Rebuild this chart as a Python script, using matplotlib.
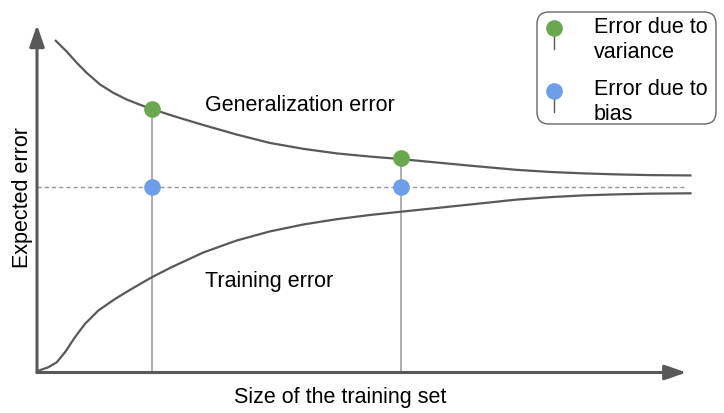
import matplotlib
matplotlib.use("Agg")
import matplotlib.pyplot as plt
from matplotlib.patches import FancyBboxPatch

plt.rcParams['font.family'] = ['Liberation Sans', 'DejaVu Sans']

# curves (x = training set size, y = expected error)
gen_x = [2.77, 4.57, 6.11, 7.65, 9.69, 11.74, 13.8, 15.85, 17.65, 19.95, 22.0, 25.6, 30.7, 35.8,
         41.0, 46.1, 51.2, 55.8, 61.5, 66.6, 73.8, 78.9, 84.0, 89.2, 94.3, 100.7]
gen_y = [95.0, 91.7, 88.5, 85.6, 82.3, 79.9, 78.0, 76.5, 75.3, 73.9, 72.7, 70.7, 68.0, 65.6,
         63.9, 62.6, 61.7, 61.0, 60.0, 59.1, 57.9, 57.3, 56.9, 56.6, 56.4, 56.3]

train_x = [0.2, 1.74, 3.03, 4.31, 5.85, 7.38, 9.43, 12.0, 14.57, 17.65, 20.72, 25.6, 30.7, 35.8,
           41.0, 46.1, 51.2, 55.8, 61.5, 68.7, 73.8, 78.9, 84.0, 89.2, 94.3, 100.7]
train_y = [0.5, 1.5, 2.9, 5.8, 10.1, 13.9, 17.7, 21.0, 23.9, 27.2, 30.1, 34.3, 37.7, 40.3,
           42.3, 43.8, 45.0, 45.9, 47.0, 48.4, 49.4, 50.1, 50.6, 50.9, 51.1, 51.2]

bias_level = 53.0
sizes = [17.65, 56.0]
variance_pts = [75.3, 61.2]
bias_pts = [53.0, 53.0]

legend_labels = ["Error due to\nvariance", "Error due to\nbias"]

GREEN = "#6aa84f"
BLUE = "#6d9eeb"
DARK = "#595959"
GREY = "#999999"

fig = plt.figure(figsize=(7.24, 4.14), dpi=100)
ax = fig.add_axes([0, 0, 1, 1])
ax.set_xlim(-37 / 6.5, (724 - 37) / 6.5)
ax.set_ylim((373.5 - 414) / 3.5, 373.5 / 3.5)
ax.axis('off')

# axes with arrow heads
arrow = dict(arrowstyle='-|>,head_length=1.3,head_width=0.45', mutation_scale=10,
             color=DARK, lw=2.2, shrinkA=0, shrinkB=0)
ax.annotate('', xy=(99.9, 0), xytext=(0, 0), arrowprops=arrow)
ax.annotate('', xy=(0, 99.3), xytext=(0, 0), arrowprops=arrow)

# dashed bias level
ax.plot([0, 100], [bias_level, bias_level], color=GREY, lw=1, dashes=(3, 2.2))

# vertical guides
for x, y in zip(sizes, variance_pts):
    ax.plot([x, x], [0, y], color=GREY, lw=1.1)

ax.plot(gen_x, gen_y, color=DARK, lw=1.6, solid_joinstyle='round', solid_capstyle='butt')
ax.plot(train_x, train_y, color=DARK, lw=1.6, solid_joinstyle='round', solid_capstyle='butt')

ax.plot(sizes, variance_pts, 'o', color=GREEN, ms=12, mew=0, zorder=5)
ax.plot(sizes, bias_pts, 'o', color=BLUE, ms=12, mew=0, zorder=5)

ax.text(25.85, (373.5 - 111) / 3.5, "Generalization error", fontsize=15.5, va='baseline', ha='left')
ax.text(25.85, (373.5 - 287.3) / 3.5, "Training error", fontsize=15.5, va='baseline', ha='left')

# overlay in pixel units for labels and legend
ov = fig.add_axes([0, 0, 1, 1], facecolor='none')
ov.set_xlim(0, 724)
ov.set_ylim(414, 0)
ov.axis('off')

ov.text(340, 403.3, "Size of the training set", fontsize=15.5, ha='center', va='baseline')
ov.text(28.3, 197.5, "Expected error", fontsize=15.5, ha='center', va='baseline', rotation=90,
        rotation_mode='anchor')

box = FancyBboxPatch((537, 13), 716 - 537, 125 - 13, boxstyle="round,pad=0,rounding_size=12",
                     fc='white', ec='#666666', lw=1)
ov.add_patch(box)

for yc, col, lab, base in [(29, GREEN, legend_labels[0], 33.3), (92, BLUE, legend_labels[1], 95.0)]:
    ov.plot([554, 554], [yc, yc + 21], color=DARK, lw=1)
    ov.plot([554], [yc], 'o', color=col, ms=12, mew=0)
    for i, line in enumerate(lab.split("\n")):
        ov.text(594, base + i * 25, line, fontsize=15.5, ha='left', va='baseline')

fig.savefig("out.png", dpi=100)
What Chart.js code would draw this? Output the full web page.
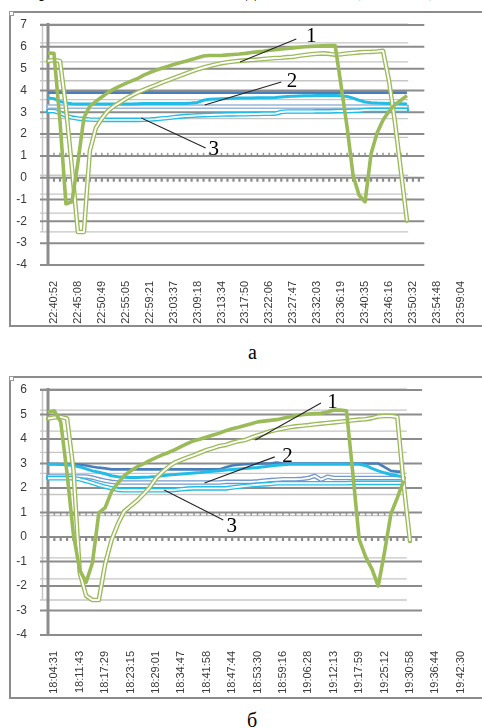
<!DOCTYPE html>
<html><head><meta charset="utf-8">
<script src="https://cdn.jsdelivr.net/npm/chart.js@4.4.1/dist/chart.umd.min.js"></script>
<style>
html,body{margin:0;padding:0;background:#fff;}
body{width:482px;height:728px;position:relative;overflow:hidden;}
.frame{position:absolute;left:9px;width:540px;border:2px solid #8c8c8c;box-sizing:border-box;}
.handle{position:absolute;width:5px;height:5px;border:1px solid #9a9a9a;background:#fff;box-sizing:border-box}
canvas{position:absolute;left:0;}
.cap{position:absolute;font-family:"Liberation Serif","DejaVu Serif",serif;font-size:20px;line-height:20px;color:#000;white-space:nowrap}
</style></head>
<body>
<div class="cap" style="left:39px;top:-21px">р</div>
<div class="cap" style="left:246px;top:-21px">д</div>
<div class="cap" style="left:354px;top:-21px">(</div>
<div class="cap" style="left:429px;top:-21px">)</div>

<div class="frame" style="top:11px;height:316px"></div>
<div class="handle" style="left:9px;top:11px"></div>
<canvas id="chartA" width="482" height="330" style="top:0"></canvas>
<div class="cap" style="left:248px;top:342px">а</div>

<div class="frame" style="top:376px;height:323px"></div>
<div class="handle" style="left:9px;top:376px"></div>
<canvas id="chartB" width="482" height="335" style="top:365px"></canvas>
<div class="cap" style="left:247px;top:710px">б</div>

<script>
// ---------- Panel (а) ----------
const timeLabelsA = ['22:40:52','22:45:08','22:50:49','22:55:05','22:59:21','23:03:37','23:09:18','23:13:34','23:17:50','23:22:06','23:27:47','23:32:03','23:36:19','23:40:35','23:46:16','23:50:32','23:54:48','23:59:04'];
const yTicksA = [7, -4];
const greenA = [5.72,5.7,2.6,-1.2,-1.1,0.7,2.75,3.28,3.5,3.7,3.9,4.06,4.2,4.32,4.44,4.55,4.7,4.82,4.92,5.02,5.1,5.19,5.27,5.34,5.42,5.5,5.58,5.6,5.6,5.6,5.63,5.65,5.67,5.7,5.74,5.77,5.8,5.84,5.87,5.9,5.93,5.95,5.98,6.0,6.02,6.04,6.05,6.06,6.06,4.2,2.3,0.1,-0.8,-1.1,1.1,2.05,2.65,3.05,3.35,3.55,3.76];
const greenDoubleA = [5.05,5.1,5.05,2.6,-0.6,-4.0,-4.0,0.3,1.5,2.0,2.4,2.65,2.85,3.05,3.22,3.38,3.52,3.65,3.77,3.9,4.02,4.14,4.26,4.38,4.5,4.6,4.7,4.78,4.86,4.93,4.98,5.02,5.05,5.08,5.1,5.12,5.15,5.18,5.2,5.22,5.25,5.27,5.32,5.36,5.4,5.43,5.45,5.42,5.38,5.4,5.44,5.47,5.5,5.52,5.53,5.55,5.58,4.0,1.8,-0.8,-3.4];
const cyanA = [3.66,3.62,3.5,3.42,3.39,3.38,3.38,3.38,3.38,3.38,3.38,3.38,3.38,3.38,3.38,3.39,3.4,3.4,3.4,3.4,3.4,3.4,3.4,3.4,3.42,3.45,3.55,3.6,3.61,3.62,3.63,3.64,3.65,3.65,3.65,3.66,3.66,3.67,3.68,3.7,3.72,3.74,3.75,3.76,3.76,3.77,3.77,3.77,3.77,3.76,3.72,3.65,3.55,3.47,3.44,3.42,3.41,3.4,3.4,3.39,3.38];
const blueA = [3.9,3.9,3.9,3.9,3.9,3.9,3.9,3.9,3.9,3.9,3.9,3.9,3.9,3.9,3.9,3.9,3.9,3.9,3.9,3.9,3.9,3.9,3.9,3.9,3.9,3.9,3.9,3.9,3.9,3.9,3.9,3.9,3.9,3.9,3.9,3.9,3.9,3.9,3.9,3.9,3.9,3.9,3.9,3.9,3.9,3.9,3.9,3.9,3.9,3.9,3.9,3.9,3.9,3.9,3.9,3.9,3.9,3.9,3.9,3.9,3.9];
const cyanDoubleA = [2.4,2.4,2.3,2.15,2.05,2.0,1.97,1.95,1.94,1.93,1.93,1.93,1.93,1.93,1.93,1.93,1.94,1.95,1.97,2.0,2.03,2.07,2.1,2.13,2.15,2.17,2.18,2.19,2.2,2.21,2.22,2.22,2.23,2.23,2.24,2.24,2.25,2.25,2.26,2.35,2.37,2.37,2.37,2.37,2.37,2.38,2.38,2.38,2.39,2.4,2.4,2.41,2.42,2.45,2.46,2.46,2.46,2.46,2.46,2.46,2.46];
const lightBlueDoubleA = [2.63,2.63,2.63,2.63,2.63,2.63,2.63,2.63,2.63,2.63,2.63,2.63,2.63,2.63,2.63,2.63,2.63,2.63,2.63,2.63,2.63,2.63,2.63,2.63,2.63,2.63,2.63,2.63,2.63,2.63,2.63,2.63,2.63,2.63,2.63,2.63,2.63,2.63,2.63,2.63,2.63,2.63,2.63,2.63,2.63,2.63,2.63,2.63,2.63,2.63,2.63,2.63,2.63,2.63,2.63,2.63,2.63,2.63,2.63,2.63,2.63];

// ---------- Panel (б) ----------
const timeLabelsB = ['18:04:31','18:11:43','18:17:29','18:23:15','18:29:01','18:34:47','18:41:58','18:47:44','18:53:30','18:59:16','19:06:28','19:12:13','19:17:59','19:25:12','19:30:58','19:36:44','19:42:30'];
const yTicksB = [6, -4];
const greenB = [5.1,5.15,4.7,2.6,0.1,-1.35,-1.85,-1.05,0.98,1.2,1.85,2.2,2.5,2.7,2.86,2.98,3.12,3.24,3.35,3.45,3.57,3.7,3.82,3.93,4.0,4.08,4.16,4.24,4.34,4.42,4.48,4.55,4.62,4.7,4.73,4.76,4.79,4.85,4.9,4.95,4.99,5.02,5.04,5.05,5.1,5.18,5.18,5.15,2.6,-0.1,-0.8,-1.3,-2.0,-0.6,0.95,1.6,2.3];
const greenDoubleB = [4.6,4.65,4.68,4.6,2.2,-2.7,-3.8,-4.0,-4.0,-2.3,-1.16,-0.4,0.2,0.45,0.7,1.0,1.33,1.76,2.07,2.32,2.52,2.64,2.76,2.87,2.99,3.11,3.2,3.3,3.35,3.45,3.53,3.58,3.7,3.8,3.9,4.0,4.07,4.13,4.19,4.23,4.26,4.29,4.33,4.36,4.39,4.42,4.45,4.48,4.52,4.55,4.57,4.62,4.7,4.72,4.72,4.68,1.5,-1.2];
const cyanB = [2.97,2.97,2.96,2.95,2.92,2.86,2.78,2.7,2.64,2.58,2.5,2.46,2.44,2.43,2.43,2.44,2.45,2.47,2.5,2.53,2.55,2.57,2.59,2.61,2.63,2.66,2.68,2.7,2.73,2.76,2.78,2.8,2.82,2.84,2.87,2.9,2.93,2.95,2.97,2.97,2.97,2.97,2.97,2.97,2.97,2.97,2.97,2.97,2.97,2.97,2.92,2.8,2.7,2.62,2.55,2.5,2.45];
const blueB = [2.98,2.98,2.98,2.98,2.98,2.95,2.92,2.87,2.83,2.8,2.76,2.76,2.76,2.76,2.76,2.76,2.76,2.76,2.76,2.76,2.76,2.76,2.76,2.76,2.76,2.76,2.76,2.76,2.85,2.92,2.95,2.97,2.98,2.99,3.0,3.0,3.04,3.0,3.0,3.0,3.0,3.0,3.0,3.0,3.0,3.0,3.0,3.0,3.0,3.0,3.0,3.0,3.0,2.85,2.7,2.67,2.67];
const cyanDoubleB = [1.77,1.77,1.77,1.77,1.77,1.72,1.64,1.55,1.45,1.37,1.3,1.22,1.2,1.2,1.2,1.2,1.2,1.2,1.2,1.2,1.22,1.25,1.28,1.29,1.29,1.29,1.29,1.29,1.29,1.33,1.37,1.4,1.43,1.46,1.48,1.5,1.53,1.53,1.53,1.53,1.53,1.53,1.53,1.53,1.53,1.53,1.53,1.53,1.55,1.55,1.55,1.55,1.55,1.55,1.55,1.55,1.55];
const blueDoubleB = [1.85,1.85,1.85,1.85,1.85,1.85,1.85,1.8,1.72,1.65,1.6,1.57,1.57,1.57,1.57,1.57,1.57,1.57,1.57,1.57,1.57,1.57,1.57,1.57,1.57,1.57,1.57,1.57,1.6,1.6,1.6,1.6,1.6,1.62,1.65,1.68,1.7,1.72,1.72,1.72,1.74,1.78,1.88,1.7,1.84,1.78,1.78,1.78,1.78,1.78,1.78,1.78,1.78,1.78,1.78,1.78,1.78];

// ---------- helpers ----------
const CAT_PER_LABEL = 4;
function buildCategories(labels) {
  const n = labels.length * CAT_PER_LABEL - 2;
  const cats = new Array(n).fill('');
  labels.forEach((l, k) => { cats[1 + k * CAT_PER_LABEL] = l; });
  return cats;
}
const C = { green: '#9BBB59', cyan: '#22BDE6', blue: '#4A7EBB', light: '#98B6DA', blue2: '#7399CF' };
function solid(data, color, width, order, axis) {
  return { data, borderColor: color, borderWidth: width, order, yAxisID: axis, pointRadius: 0, fill: false };
}
function hollow(data, color, order, axis) {
  return [
    { data, borderColor: color, borderWidth: 4.6, order: order + 1, yAxisID: axis, pointRadius: 0, borderCapStyle: 'round' },
    { data, borderColor: '#ffffff', borderWidth: 1.9, order, yAxisID: axis, pointRadius: 0, borderCapStyle: 'butt' }
  ];
}

const excelFrame = {
  id: 'excelFrame',
  beforeDatasetsDraw(chart, args, o) {
    const { ctx, chartArea } = chart;
    const xs = chart.scales.x, ys = chart.scales.y, ys2 = chart.scales.y2;
    const L = chartArea.left;
    const h = (x1, x2, y, c, w) => { ctx.strokeStyle = c; ctx.lineWidth = w; ctx.beginPath(); ctx.moveTo(x1, y); ctx.lineTo(x2, y); ctx.stroke(); };
    const v = (x, y1, y2, c, w) => { ctx.strokeStyle = c; ctx.lineWidth = w; ctx.beginPath(); ctx.moveTo(x, y1); ctx.lineTo(x, y2); ctx.stroke(); };
    ctx.save();
    ctx.lineCap = 'butt';
    const r1 = xs.getPixelForValue(o.primaryEnd), r2 = xs.getPixelForValue(o.secondaryEnd);
    // secondary (overlaid) grid
    for (let t = o.y2Top; t >= o.y2Bottom; t--) h(L - 8, r2, ys2.getPixelForValue(t), o.minor, 1.3);
    v(L - 5.5, ys2.getPixelForValue(o.y2Top), ys2.getPixelForValue(o.y2Bottom), o.minor, 1.5);
    const z2 = ys2.getPixelForValue(0);
    for (let i = 0; i <= o.secondaryEnd; i++) v(xs.getPixelForValue(i), z2 - 3.5, z2, '#9a9a9a', 1.6);
    // primary grid
    for (let t = ys.max; t >= ys.min; t--) h(L - 8, r1, ys.getPixelForValue(t), o.major, 2);
    const z = ys.getPixelForValue(0);
    for (let i = 0; i <= o.primaryEnd; i++) v(xs.getPixelForValue(i), z, z + 4, o.major, 2.2);
    v(L, ys.getPixelForValue(ys.max) - 2, ys.getPixelForValue(ys.min) + 1, o.major, 3);
    ctx.restore();
  },
  afterDatasetsDraw(chart, args, o) {
    const { ctx } = chart;
    const xs = chart.scales.x, ys = chart.scales.y;
    ctx.save();
    o.notes.forEach(n => {
      ctx.strokeStyle = '#262626'; ctx.lineWidth = 1.1;
      ctx.beginPath();
      ctx.moveTo(xs.getPixelForValue(n.from[0]), ys.getPixelForValue(n.from[1]));
      ctx.lineTo(xs.getPixelForValue(n.to[0]), ys.getPixelForValue(n.to[1]));
      ctx.stroke();
      ctx.font = '21px "Liberation Serif"'; ctx.fillStyle = '#000';
      ctx.textAlign = 'center'; ctx.textBaseline = 'alphabetic';
      ctx.fillText(n.text, xs.getPixelForValue(n.at[0]), ys.getPixelForValue(n.at[1]));
    });
    ctx.restore();
  }
};

function makeChart(id, cfg) {
  return new Chart(document.getElementById(id), {
    type: 'line',
    data: { labels: buildCategories(cfg.labels), datasets: cfg.datasets },
    options: {
      responsive: false, animation: false, devicePixelRatio: 1,
      layout: { padding: { top: 25, right: cfg.padRight, bottom: 0, left: 0 } },
      elements: { point: { radius: 0 }, line: { tension: 0, borderJoinStyle: 'round' } },
      plugins: { legend: { display: false }, tooltip: { enabled: false }, excelFrame: cfg.frame },
      scales: {
        x: {
          type: 'category', offset: false,
          grid: { display: false }, border: { display: false },
          ticks: { autoSkip: false, minRotation: 90, maxRotation: 90, padding: 8, color: '#3a3a3a',
                   font: { family: 'Liberation Sans', size: 11 } },
          afterFit: s => { s.height = 65; }
        },
        y: {
          min: cfg.yTicks[1], max: cfg.yTicks[0],
          grid: { display: false }, border: { display: false },
          ticks: { stepSize: 1, padding: 13, color: '#3a3a3a', font: { family: 'Liberation Sans', size: 12 } },
          afterFit: s => { s.width = 48; }
        },
        y2: { display: false, position: 'right', min: cfg.y2Range[0], max: cfg.y2Range[1] }
      }
    },
    plugins: [excelFrame]
  });
}

makeChart('chartA', {
  labels: timeLabelsA, yTicks: yTicksA, y2Range: [-5.75, 6.95], padRight: 15,
  datasets: [
    solid(greenA, C.green, 3.6, 0, 'y'),
    ...hollow(greenDoubleA, C.green, 1, 'y2'),
    solid(cyanA, C.cyan, 3, 3, 'y'),
    solid(blueA, C.blue, 2.6, 4, 'y'),
    ...hollow(cyanDoubleA, C.cyan, 5, 'y2'),
    ...hollow(lightBlueDoubleA, C.light, 7, 'y2')
  ],
  frame: {
    primaryEnd: 62.9, secondaryEnd: 60.2, y2Top: 7, y2Bottom: -4,
    major: '#8c8c8c', minor: '#c6c6c6',
    notes: [
      { text: '1', from: [32.1, 5.30], to: [41.5, 6.36], at: [44.0, 6.22] },
      { text: '2', from: [26.2, 3.33], to: [39.0, 4.39], at: [40.8, 4.16] },
      { text: '3', from: [15.6, 2.74], to: [26.35, 1.36], at: [27.7, 1.04] }
    ]
  }
});

makeChart('chartB', {
  labels: timeLabelsB, yTicks: yTicksB, y2Range: [-5.66, 5.953], padRight: 12,
  datasets: [
    solid(greenB, C.green, 3.6, 0, 'y'),
    ...hollow(greenDoubleB, C.green, 1, 'y2'),
    solid(cyanB, C.cyan, 3, 3, 'y'),
    solid(blueB, C.blue, 2.6, 4, 'y'),
    ...hollow(cyanDoubleB, C.cyan, 5, 'y2'),
    ...hollow(blueDoubleB, C.blue2, 7, 'y2')
  ],
  frame: {
    primaryEnd: 58.9, secondaryEnd: 56.5, y2Top: 6, y2Bottom: -4,
    major: '#8c8c8c', minor: '#c6c6c6',
    notes: [
      { text: '1', from: [32.65, 3.96], to: [42.98, 5.47], at: [44.8, 5.27] },
      { text: '2', from: [24.65, 2.2], to: [35.7, 3.27], at: [37.7, 3.06] },
      { text: '3', from: [18.3, 1.92], to: [27.6, 0.69], at: [28.95, 0.2] }
    ]
  }
});
</script>
</body></html>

□ □ □ □ □

» **Given problem**: Restate the data word for word from its first line through the line with "plt.rcParams['font.family'] = ['Liberation", leaving out any picture along the way.

» **Answer to the task**:
Rebuild this chart as a Python script, using matplotlib.
import matplotlib
matplotlib.use("Agg")
import matplotlib.pyplot as plt
from matplotlib.patches import FancyBboxPatch

plt.rcParams['font.family'] = ['Liberation Sans', 'DejaVu Sans']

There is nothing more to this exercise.